-- BEGIN --

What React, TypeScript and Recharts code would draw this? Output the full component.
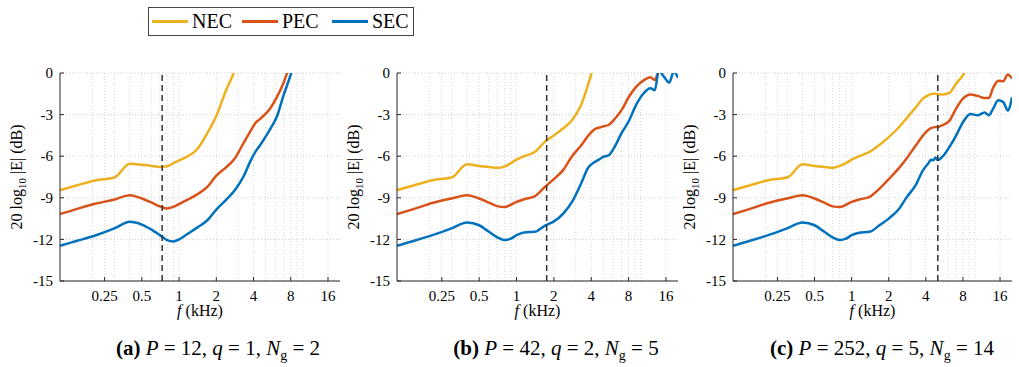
import React from "react";
import { CartesianGrid, Line, LineChart, ReferenceLine, XAxis, YAxis } from "recharts";

const SERIF = '"Liberation Serif", "DejaVu Serif", serif';

// frequency grid in kHz (shared by every curve)
const FREQ = [
  0.109, 0.15, 0.21, 0.3, 0.4, 0.5, 0.6, 0.7, 0.8, 0.9, 1.0, 1.15, 1.4, 1.7, 2.0, 2.4, 2.8, 3.3, 3.8,
  4.2, 4.4, 4.6, 4.8, 5.0, 5.5, 6.2, 7.0, 8.0, 9.2, 10.5, 12, 13, 14, 15.5, 17, 18.5, 20,
];

type V = number | null;

// (a) P = 12
const NEC_A: V[] = [
  -8.45, -8.1, -7.75, -7.54, -6.55, -6.62, -6.7, -6.77, -6.72, -6.5, -6.3, -6.05, -5.5, -4.3, -3.1,
  -1.25, 0.1, 1.8, null, null, null, null, null, null, null, null, null, null, null, null, null, null,
  null, null, null, null, null,
];
const PEC_A: V[] = [
  -10.18, -9.8, -9.43, -9.12, -8.81, -9.05, -9.35, -9.62, -9.77, -9.65, -9.45, -9.17, -8.75, -8.2, -7.4,
  -6.8, -6.2, -5.1, -4.15, -3.55, -3.4, -3.25, -3.1, -2.95, -2.5, -1.7, -0.7, 0.8, null, null, null,
  null, null, null, null, null, null,
];
const SEC_A: V[] = [
  -12.46, -12.1, -11.72, -11.21, -10.73, -10.93, -11.3, -11.69, -12.05, -12.15, -12.0, -11.65, -11.15,
  -10.6, -9.85, -9.15, -8.5, -7.5, -6.3, -5.6, -5.35, -5.1, -4.85, -4.6, -4.0, -3.1, -1.6, -0.1, 1.8,
  null, null, null, null, null, null, null, null,
];

// (b) P = 42
const NEC_B: V[] = [
  -8.45, -8.1, -7.73, -7.54, -6.58, -6.7, -6.78, -6.84, -6.75, -6.5, -6.25, -6.0, -5.7, -4.95, -4.5,
  -3.97, -3.4, -2.35, -0.75, 0.6, null, null, null, null, null, null, null, null, null, null, null,
  null, null, null, null, null, null,
];
const PEC_B: V[] = [
  -10.18, -9.8, -9.38, -9.05, -8.81, -9.05, -9.35, -9.6, -9.67, -9.5, -9.3, -9.1, -8.9, -8.2, -7.65,
  -6.95, -6.0, -5.25, -4.5, -4.1, -4.0, -3.95, -3.9, -3.85, -3.75, -3.3, -2.7, -1.75, -1.0, -0.55, -0.3,
  -0.5, 0.2, 0.8, null, null, null,
];
const SEC_B: V[] = [
  -12.46, -12.1, -11.69, -11.2, -10.78, -10.98, -11.45, -11.85, -12.05, -11.95, -11.7, -11.5, -11.45,
  -11.0, -10.7, -10.1, -9.3, -8.0, -6.8, -6.45, -6.35, -6.25, -6.15, -6.05, -5.95, -5.3, -4.35, -3.5,
  -2.3, -1.5, -1.1, -1.25, 0.15, -0.3, -0.7, 0.1, -0.35,
];

// (c) P = 252
const NEC_C: V[] = [
  -8.45, -8.1, -7.73, -7.54, -6.58, -6.7, -6.78, -6.84, -6.7, -6.5, -6.25, -6.0, -5.69, -5.15, -4.62,
  -3.95, -3.25, -2.5, -1.83, -1.6, -1.52, -1.49, -1.5, -1.53, -1.55, -1.44, -0.8, -0.15, 1.0, null,
  null, null, null, null, null, null, null,
];
const PEC_C: V[] = [
  -10.18, -9.8, -9.38, -9.05, -8.81, -9.05, -9.35, -9.62, -9.67, -9.5, -9.3, -9.12, -8.93, -8.3, -7.65,
  -6.9, -6.15, -5.25, -4.5, -4.1, -3.98, -3.92, -3.9, -3.89, -3.75, -3.45, -2.6, -1.85, -1.55, -1.65,
  -1.8, -1.8, -1.1, -0.55, -0.6, -0.1, -0.4,
];
const SEC_C: V[] = [
  -12.46, -12.1, -11.69, -11.2, -10.78, -10.98, -11.45, -11.85, -12.05, -11.95, -11.7, -11.52, -11.45,
  -10.95, -10.5, -9.85, -8.95, -8.1, -7.0, -6.5, -6.25, -6.3, -6.1, -6.28, -6.0, -5.35, -4.55, -3.55,
  -2.95, -3.05, -2.85, -3.05, -2.6, -1.97, -2.1, -2.7, -1.75,
];

const CUTOFF = [0.73, 1.75, 5.0];
const CAP_P = [12, 42, 252];
const CAP_Q = [1, 2, 5];
const CAP_NG = [2, 5, 14];

const X_TICKS = [0.25, 0.5, 1, 2, 4, 8, 16];
const X_GRID = [0.2, 0.25, 0.3, 0.4, 0.5, 0.6, 0.7, 0.8, 0.9, 1, 2, 3, 4, 5, 6, 7, 8, 9, 10, 16];
const Y_TICKS = [-15, -12, -9, -6, -3, 0];
const X_DOMAIN = [0.109, 20];

const COLORS = { nec: "#EDB120", pec: "#D95319", sec: "#0072BD" };
const AXIS = "#262626";

const PLOT_TOP = 73;
const PLOT_H = 208;
const CHART_H = 330;

const PANELS = [
  { id: "a", nec: NEC_A, pec: PEC_A, sec: SEC_A, plotLeft: 60, plotWidth: 280, capX: 218 },
  { id: "b", nec: NEC_B, pec: PEC_B, sec: SEC_B, plotLeft: 397, plotWidth: 281, capX: 556 },
  { id: "c", nec: NEC_C, pec: PEC_C, sec: SEC_C, plotLeft: 733, plotWidth: 279, capX: 882 },
];

const XTick = (props: any) => {
  const { x, y, payload } = props;
  return (
    <g>
      <line x1={x} x2={x} y1={y - 9} y2={y - 13} stroke={AXIS} />
      <text x={x} y={y} dy="0.71em" textAnchor="middle" fontSize={15} fontFamily={SERIF} fill="#000">
        {payload.value}
      </text>
    </g>
  );
};

const YTick = (props: any) => {
  const { x, y, payload } = props;
  return (
    <g>
      <line x1={x + 7} x2={x + 11} y1={y} y2={y} stroke={AXIS} />
      <text x={x} y={y} dy="0.35em" textAnchor="end" fontSize={15} fontFamily={SERIF} fill="#000">
        {payload.value}
      </text>
    </g>
  );
};

const RTick = (props: any) => {
  const { x, y } = props;
  return <line x1={x} x2={x - 4} y1={y} y2={y} stroke={AXIS} />;
};

const YLabel = (props: any) => {
  const vb = props.viewBox || {};
  const cx = (vb.x ?? 0) + (vb.width ?? 60) - 38;
  const cy = (vb.y ?? PLOT_TOP) + (vb.height ?? PLOT_H) / 2;
  return (
    <text
      x={cx}
      y={cy}
      transform={`rotate(-90, ${cx}, ${cy})`}
      textAnchor="middle"
      fontSize={16}
      fontFamily={SERIF}
      fill="#000"
    >
      20 log
      <tspan fontSize={11} dy={4}>
        10
      </tspan>
      <tspan dy={-4}> |E| (dB)</tspan>
    </text>
  );
};

const XLabel = (props: any) => {
  const vb = props.viewBox || {};
  const cx = (vb.x ?? 0) + (vb.width ?? 280) / 2;
  const cy = (vb.y ?? PLOT_TOP + PLOT_H) + 35;
  return (
    <text x={cx} y={cy} textAnchor="middle" fontSize={16} fontFamily={SERIF} fill="#000">
      <tspan fontStyle="italic">f</tspan> (kHz)
    </text>
  );
};

function Panel({ panel, index }: { panel: (typeof PANELS)[number]; index: number }) {
  const rows = FREQ.map((f, i) => ({ f, nec: panel.nec[i], pec: panel.pec[i], sec: panel.sec[i] }));
  const width = 60 + panel.plotWidth + 2;
  return (
    <div style={{ position: "absolute", left: panel.plotLeft - 60, top: 0 }}>
      <LineChart
        width={width}
        height={CHART_H}
        data={rows}
        margin={{ top: PLOT_TOP, right: 2, bottom: 0, left: 0 }}
      >
        <CartesianGrid vertical={false} stroke="#cfcfcf" strokeDasharray="1 2" />
        {X_GRID.map((v) => (
          <ReferenceLine key={v} x={v} stroke="#d8d8d8" strokeDasharray="1 2" />
        ))}
        <XAxis
          dataKey="f"
          type="number"
          scale="log"
          domain={X_DOMAIN}
          ticks={X_TICKS}
          allowDataOverflow
          height={CHART_H - PLOT_TOP - PLOT_H}
          tickSize={0}
          tickMargin={9}
          tick={<XTick />}
          axisLine={{ stroke: AXIS }}
          label={{ content: <XLabel /> }}
        />
        <YAxis
          domain={[-15, 0]}
          ticks={Y_TICKS}
          allowDataOverflow
          width={60}
          tickSize={0}
          tickMargin={7}
          tick={<YTick />}
          axisLine={{ stroke: AXIS }}
          label={{ content: <YLabel /> }}
        />
        <YAxis
          yAxisId="r"
          orientation="right"
          domain={[-15, 0]}
          ticks={Y_TICKS}
          allowDataOverflow
          width={0}
          tickSize={0}
          tickMargin={0}
          tick={<RTick />}
          axisLine={{ stroke: AXIS }}
        />
        <Line type="monotone" dataKey="nec" stroke={COLORS.nec} strokeWidth={2.5} dot={false} activeDot={false} isAnimationActive={false} />
        <Line type="monotone" dataKey="pec" stroke={COLORS.pec} strokeWidth={2.5} dot={false} activeDot={false} isAnimationActive={false} />
        <Line type="monotone" dataKey="sec" stroke={COLORS.sec} strokeWidth={2.5} dot={false} activeDot={false} isAnimationActive={false} />
        <ReferenceLine x={CUTOFF[index]} stroke="#333" strokeWidth={1.5} strokeDasharray="6 4" />
      </LineChart>
    </div>
  );
}

function LegendBox() {
  const items = [
    { name: "NEC", color: COLORS.nec, x: 4 },
    { name: "PEC", color: COLORS.pec, x: 94 },
    { name: "SEC", color: COLORS.sec, x: 184 },
  ];
  return (
    <svg style={{ position: "absolute", left: 148, top: 7 }} width={267} height={30}>
      <rect x={0.5} y={0.5} width={265} height={28} fill="#fff" stroke="#444" />
      {items.map((it) => (
        <g key={it.name}>
          <line x1={it.x} x2={it.x + 36} y1={14.5} y2={14.5} stroke={it.color} strokeWidth={2.8} />
          <text x={it.x + 40} y={21} fontSize={20} fontFamily={SERIF} fill="#000">
            {it.name}
          </text>
        </g>
      ))}
    </svg>
  );
}

function Caption({ index, x }: { index: number; x: number }) {
  const letter = ["a", "b", "c"][index];
  return (
    <div
      style={{
        position: "absolute",
        left: x,
        top: 335,
        transform: "translateX(-50%)",
        whiteSpace: "nowrap",
        fontFamily: SERIF,
        fontSize: 21,
        lineHeight: "26px",
        color: "#000",
      }}
    >
      <b>({letter})</b> <i>P</i> = {CAP_P[index]}, <i>q</i> = {CAP_Q[index]}, <i>N</i>
      <sub style={{ fontSize: 14 }}>g</sub> = {CAP_NG[index]}
    </div>
  );
}

export default function App() {
  return (
    <div style={{ position: "absolute", left: 0, top: 0, width: 1019, height: 367, background: "#fff" }}>
      {PANELS.map((p, i) => (
        <Panel key={p.id} panel={p} index={i} />
      ))}
      {PANELS.map((p, i) => (
        <Caption key={p.id} index={i} x={p.capX} />
      ))}
      <LegendBox />
    </div>
  );
}
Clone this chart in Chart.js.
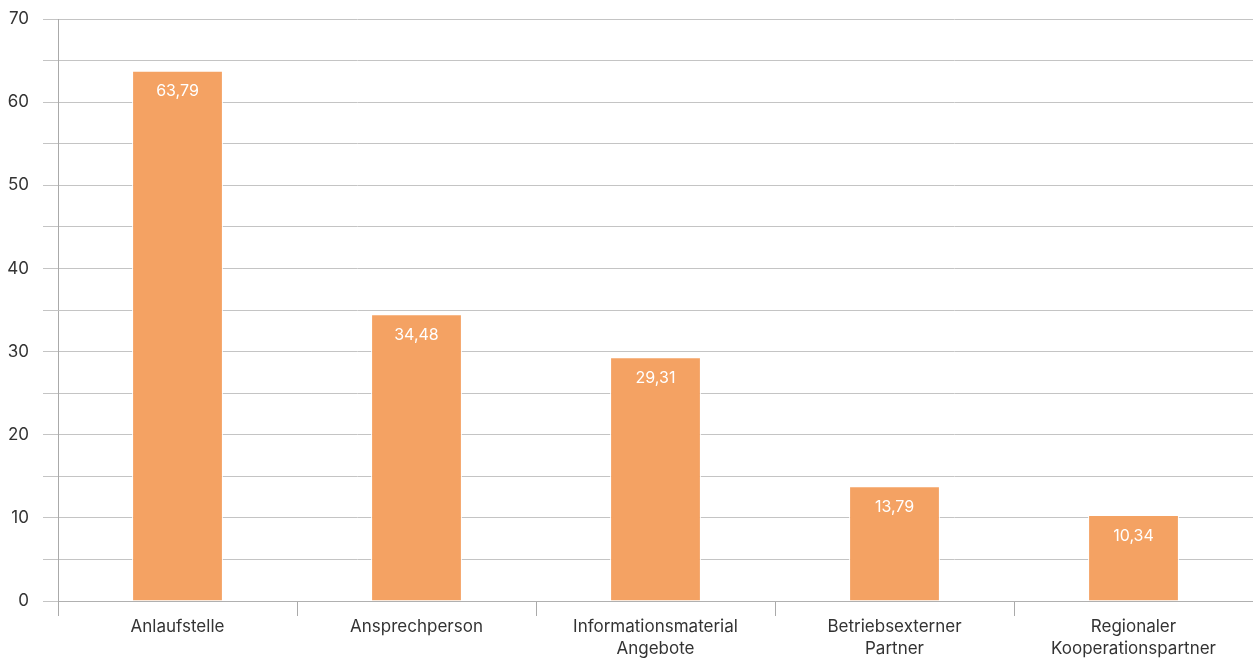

-- END --

*Brief*. Your task is to list each line of the records with the word "React".

*Result below*.
What React, TypeScript and Recharts code would draw this? Output the full component.
import React from "react";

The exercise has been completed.